[Source data]
○ ○ ○ ○

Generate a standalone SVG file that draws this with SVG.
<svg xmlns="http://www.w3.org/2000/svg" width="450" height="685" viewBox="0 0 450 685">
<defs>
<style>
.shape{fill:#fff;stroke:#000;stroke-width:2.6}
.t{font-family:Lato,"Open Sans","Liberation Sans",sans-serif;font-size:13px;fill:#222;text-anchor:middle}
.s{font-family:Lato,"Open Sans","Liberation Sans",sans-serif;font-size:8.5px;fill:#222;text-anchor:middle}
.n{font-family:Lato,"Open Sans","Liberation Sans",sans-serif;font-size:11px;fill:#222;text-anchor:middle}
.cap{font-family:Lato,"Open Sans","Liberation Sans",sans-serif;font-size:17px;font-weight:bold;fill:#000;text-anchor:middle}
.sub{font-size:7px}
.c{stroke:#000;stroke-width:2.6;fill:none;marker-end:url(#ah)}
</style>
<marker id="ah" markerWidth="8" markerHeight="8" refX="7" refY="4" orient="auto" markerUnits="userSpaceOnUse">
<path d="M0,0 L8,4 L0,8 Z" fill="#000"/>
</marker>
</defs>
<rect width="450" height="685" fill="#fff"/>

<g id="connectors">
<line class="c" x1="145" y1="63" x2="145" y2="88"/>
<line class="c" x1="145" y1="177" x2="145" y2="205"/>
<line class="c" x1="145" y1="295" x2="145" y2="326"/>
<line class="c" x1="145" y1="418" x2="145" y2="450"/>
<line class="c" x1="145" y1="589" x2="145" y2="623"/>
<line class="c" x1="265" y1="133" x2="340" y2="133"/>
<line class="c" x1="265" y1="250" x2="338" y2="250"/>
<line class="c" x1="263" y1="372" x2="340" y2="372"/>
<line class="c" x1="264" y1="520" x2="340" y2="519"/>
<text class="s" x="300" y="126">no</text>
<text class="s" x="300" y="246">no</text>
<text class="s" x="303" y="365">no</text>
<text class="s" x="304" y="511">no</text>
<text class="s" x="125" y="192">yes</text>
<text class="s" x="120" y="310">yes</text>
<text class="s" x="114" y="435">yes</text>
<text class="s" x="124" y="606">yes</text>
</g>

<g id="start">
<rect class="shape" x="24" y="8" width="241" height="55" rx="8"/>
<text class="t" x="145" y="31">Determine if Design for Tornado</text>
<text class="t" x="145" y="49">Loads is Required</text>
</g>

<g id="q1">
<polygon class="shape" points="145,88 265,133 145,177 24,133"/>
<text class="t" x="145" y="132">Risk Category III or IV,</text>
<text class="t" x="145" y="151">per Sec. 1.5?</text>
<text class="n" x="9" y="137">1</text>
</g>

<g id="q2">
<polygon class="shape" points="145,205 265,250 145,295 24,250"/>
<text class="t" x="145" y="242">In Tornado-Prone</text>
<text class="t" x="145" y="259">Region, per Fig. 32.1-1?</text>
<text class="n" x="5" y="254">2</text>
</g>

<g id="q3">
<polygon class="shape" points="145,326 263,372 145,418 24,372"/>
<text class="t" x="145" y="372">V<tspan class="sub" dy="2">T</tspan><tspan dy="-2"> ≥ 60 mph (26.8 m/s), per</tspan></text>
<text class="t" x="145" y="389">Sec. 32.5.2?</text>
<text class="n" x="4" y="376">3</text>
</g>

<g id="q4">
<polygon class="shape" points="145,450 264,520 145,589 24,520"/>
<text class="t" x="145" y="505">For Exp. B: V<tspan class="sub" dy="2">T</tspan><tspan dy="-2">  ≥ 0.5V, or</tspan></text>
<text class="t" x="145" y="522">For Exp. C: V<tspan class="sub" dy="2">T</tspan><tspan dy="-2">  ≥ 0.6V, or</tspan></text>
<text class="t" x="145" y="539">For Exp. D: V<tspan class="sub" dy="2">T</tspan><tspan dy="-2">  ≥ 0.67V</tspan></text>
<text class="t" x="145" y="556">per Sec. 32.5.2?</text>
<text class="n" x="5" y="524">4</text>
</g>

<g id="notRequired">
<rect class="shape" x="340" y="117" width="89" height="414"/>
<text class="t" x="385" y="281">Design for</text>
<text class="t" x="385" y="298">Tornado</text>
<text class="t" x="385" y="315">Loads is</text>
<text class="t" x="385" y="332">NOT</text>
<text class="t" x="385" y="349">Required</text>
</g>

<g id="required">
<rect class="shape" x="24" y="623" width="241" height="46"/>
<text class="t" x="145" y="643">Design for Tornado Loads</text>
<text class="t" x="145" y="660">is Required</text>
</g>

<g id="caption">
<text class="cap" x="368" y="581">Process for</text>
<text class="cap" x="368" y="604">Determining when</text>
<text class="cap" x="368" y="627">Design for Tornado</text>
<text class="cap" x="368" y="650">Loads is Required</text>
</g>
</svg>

○ ○ ○ ○

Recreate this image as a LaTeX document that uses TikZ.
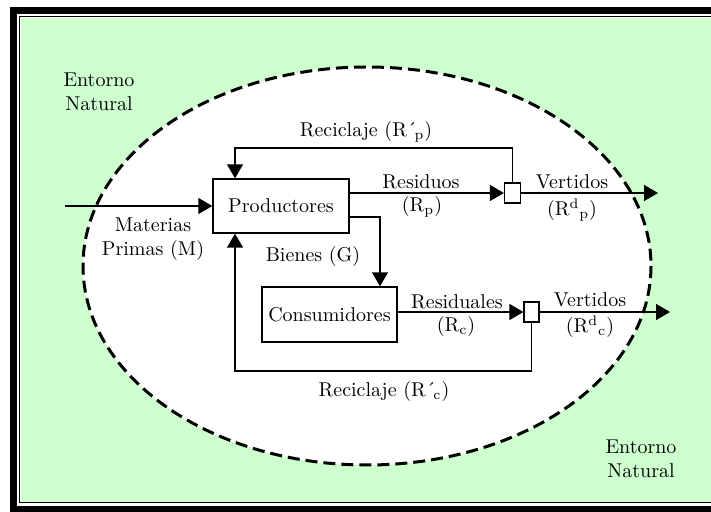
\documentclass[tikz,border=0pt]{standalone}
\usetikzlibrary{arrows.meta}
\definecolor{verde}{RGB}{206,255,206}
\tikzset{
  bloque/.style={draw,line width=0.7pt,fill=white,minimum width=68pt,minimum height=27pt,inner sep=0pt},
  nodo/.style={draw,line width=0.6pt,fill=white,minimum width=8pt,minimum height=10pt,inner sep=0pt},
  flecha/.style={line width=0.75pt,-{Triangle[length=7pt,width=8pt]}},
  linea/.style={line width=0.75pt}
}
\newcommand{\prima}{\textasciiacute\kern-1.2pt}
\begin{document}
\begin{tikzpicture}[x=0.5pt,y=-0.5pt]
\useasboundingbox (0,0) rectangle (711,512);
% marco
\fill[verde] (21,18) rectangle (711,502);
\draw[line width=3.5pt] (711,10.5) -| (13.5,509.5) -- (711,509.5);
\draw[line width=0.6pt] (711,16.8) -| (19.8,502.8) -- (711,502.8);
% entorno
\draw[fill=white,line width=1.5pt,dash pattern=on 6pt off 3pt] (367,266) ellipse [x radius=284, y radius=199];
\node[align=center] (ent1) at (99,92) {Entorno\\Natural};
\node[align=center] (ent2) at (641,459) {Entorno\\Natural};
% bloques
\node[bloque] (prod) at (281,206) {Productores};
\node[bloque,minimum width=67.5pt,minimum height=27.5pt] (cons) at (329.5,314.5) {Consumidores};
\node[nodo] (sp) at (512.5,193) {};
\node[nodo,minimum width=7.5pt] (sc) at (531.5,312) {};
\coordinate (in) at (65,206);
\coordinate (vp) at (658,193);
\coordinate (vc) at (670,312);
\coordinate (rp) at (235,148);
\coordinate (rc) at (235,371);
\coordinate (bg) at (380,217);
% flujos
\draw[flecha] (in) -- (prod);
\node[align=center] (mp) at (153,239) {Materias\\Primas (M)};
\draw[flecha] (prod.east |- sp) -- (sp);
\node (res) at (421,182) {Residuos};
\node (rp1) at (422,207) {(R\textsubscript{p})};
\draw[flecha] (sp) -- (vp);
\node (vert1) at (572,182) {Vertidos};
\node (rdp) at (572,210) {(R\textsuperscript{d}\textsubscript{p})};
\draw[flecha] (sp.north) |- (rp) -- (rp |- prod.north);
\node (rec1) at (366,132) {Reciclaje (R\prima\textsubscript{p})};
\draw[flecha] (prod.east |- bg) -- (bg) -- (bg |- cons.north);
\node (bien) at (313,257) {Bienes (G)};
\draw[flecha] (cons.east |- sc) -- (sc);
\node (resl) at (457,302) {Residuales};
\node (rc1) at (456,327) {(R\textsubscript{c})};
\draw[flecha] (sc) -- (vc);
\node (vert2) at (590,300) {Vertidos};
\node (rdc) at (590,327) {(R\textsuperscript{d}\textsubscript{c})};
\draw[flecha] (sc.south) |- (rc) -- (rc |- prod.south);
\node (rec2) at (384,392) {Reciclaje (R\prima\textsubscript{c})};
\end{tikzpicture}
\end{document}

○ ○ ○ ○

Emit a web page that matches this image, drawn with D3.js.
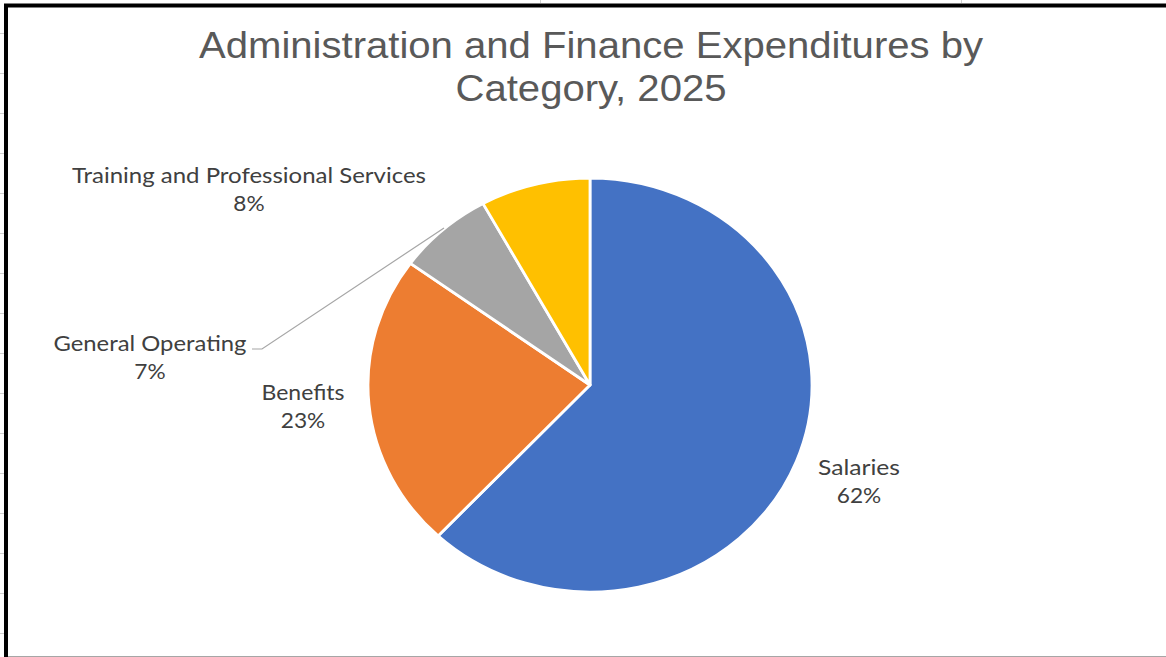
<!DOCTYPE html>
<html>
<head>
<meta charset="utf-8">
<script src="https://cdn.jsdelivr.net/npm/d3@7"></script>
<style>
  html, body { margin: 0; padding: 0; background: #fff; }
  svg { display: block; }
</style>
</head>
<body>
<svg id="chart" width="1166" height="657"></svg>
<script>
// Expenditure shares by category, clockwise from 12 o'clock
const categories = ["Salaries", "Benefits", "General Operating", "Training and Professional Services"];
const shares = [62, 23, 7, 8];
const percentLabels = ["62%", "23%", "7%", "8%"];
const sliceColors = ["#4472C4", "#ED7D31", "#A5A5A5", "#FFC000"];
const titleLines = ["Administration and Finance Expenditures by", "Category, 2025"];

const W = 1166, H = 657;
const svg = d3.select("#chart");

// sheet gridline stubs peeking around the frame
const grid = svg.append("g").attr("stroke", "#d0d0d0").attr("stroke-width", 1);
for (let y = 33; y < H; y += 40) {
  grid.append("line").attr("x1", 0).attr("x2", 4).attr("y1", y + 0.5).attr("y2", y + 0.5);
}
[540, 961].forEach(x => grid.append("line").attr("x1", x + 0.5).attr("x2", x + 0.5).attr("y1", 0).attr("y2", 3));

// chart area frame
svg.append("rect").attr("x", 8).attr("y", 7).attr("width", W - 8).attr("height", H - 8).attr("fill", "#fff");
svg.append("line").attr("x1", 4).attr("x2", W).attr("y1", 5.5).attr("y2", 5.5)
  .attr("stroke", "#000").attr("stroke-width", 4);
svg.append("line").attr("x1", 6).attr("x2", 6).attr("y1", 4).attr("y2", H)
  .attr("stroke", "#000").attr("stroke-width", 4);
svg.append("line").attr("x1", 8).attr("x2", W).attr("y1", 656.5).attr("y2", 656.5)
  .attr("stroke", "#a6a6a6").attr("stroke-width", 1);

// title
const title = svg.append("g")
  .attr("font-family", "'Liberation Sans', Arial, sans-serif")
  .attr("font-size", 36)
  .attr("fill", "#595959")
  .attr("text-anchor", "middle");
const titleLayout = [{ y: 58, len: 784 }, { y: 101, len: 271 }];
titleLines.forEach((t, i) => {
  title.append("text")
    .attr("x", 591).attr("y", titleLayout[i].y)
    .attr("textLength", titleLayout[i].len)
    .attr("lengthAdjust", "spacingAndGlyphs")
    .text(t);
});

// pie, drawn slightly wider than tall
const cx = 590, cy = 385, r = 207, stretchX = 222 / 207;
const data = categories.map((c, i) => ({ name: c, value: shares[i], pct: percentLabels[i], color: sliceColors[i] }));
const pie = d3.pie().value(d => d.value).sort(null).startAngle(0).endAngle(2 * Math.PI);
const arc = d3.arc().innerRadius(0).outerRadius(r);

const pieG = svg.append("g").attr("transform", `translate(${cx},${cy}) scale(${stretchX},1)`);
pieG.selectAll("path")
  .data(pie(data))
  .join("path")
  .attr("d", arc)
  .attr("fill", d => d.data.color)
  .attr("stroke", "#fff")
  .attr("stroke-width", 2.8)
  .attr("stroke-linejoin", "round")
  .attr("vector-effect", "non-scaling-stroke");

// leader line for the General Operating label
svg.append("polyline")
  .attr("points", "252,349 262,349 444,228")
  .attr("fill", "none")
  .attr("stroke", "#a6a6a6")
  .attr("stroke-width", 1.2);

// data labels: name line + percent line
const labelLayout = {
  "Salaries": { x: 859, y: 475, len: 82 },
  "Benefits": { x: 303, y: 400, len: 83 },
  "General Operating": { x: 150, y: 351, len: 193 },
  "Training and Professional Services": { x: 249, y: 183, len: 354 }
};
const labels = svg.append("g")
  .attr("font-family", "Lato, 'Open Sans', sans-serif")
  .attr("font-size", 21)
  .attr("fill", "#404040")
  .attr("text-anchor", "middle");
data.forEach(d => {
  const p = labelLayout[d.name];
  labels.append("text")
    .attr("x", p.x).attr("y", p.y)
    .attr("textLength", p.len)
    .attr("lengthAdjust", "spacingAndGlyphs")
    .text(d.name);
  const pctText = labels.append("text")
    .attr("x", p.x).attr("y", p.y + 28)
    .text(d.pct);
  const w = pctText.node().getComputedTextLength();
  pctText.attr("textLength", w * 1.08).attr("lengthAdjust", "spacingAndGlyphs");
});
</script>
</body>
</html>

○ ○ ○ ○

> Exercise goal
Leave the pictures out, then copy word for word only the lines from the one containing "Emit a web page" through the one containing "[540, 961].forEach(x =>", both included.

> Finished answer
Emit a web page that matches this image, drawn with D3.js.
<!DOCTYPE html>
<html>
<head>
<meta charset="utf-8">
<script src="https://cdn.jsdelivr.net/npm/d3@7"></script>
<style>
  html, body { margin: 0; padding: 0; background: #fff; }
  svg { display: block; }
</style>
</head>
<body>
<svg id="chart" width="1166" height="657"></svg>
<script>
// Expenditure shares by category, clockwise from 12 o'clock
const categories = ["Salaries", "Benefits", "General Operating", "Training and Professional Services"];
const shares = [62, 23, 7, 8];
const percentLabels = ["62%", "23%", "7%", "8%"];
const sliceColors = ["#4472C4", "#ED7D31", "#A5A5A5", "#FFC000"];
const titleLines = ["Administration and Finance Expenditures by", "Category, 2025"];

const W = 1166, H = 657;
const svg = d3.select("#chart");

// sheet gridline stubs peeking around the frame
const grid = svg.append("g").attr("stroke", "#d0d0d0").attr("stroke-width", 1);
for (let y = 33; y < H; y += 40) {
  grid.append("line").attr("x1", 0).attr("x2", 4).attr("y1", y + 0.5).attr("y2", y + 0.5);
}
[540, 961].forEach(x => grid.append("line").attr("x1", x + 0.5).attr("x2", x + 0.5).attr("y1", 0).attr("y2", 3));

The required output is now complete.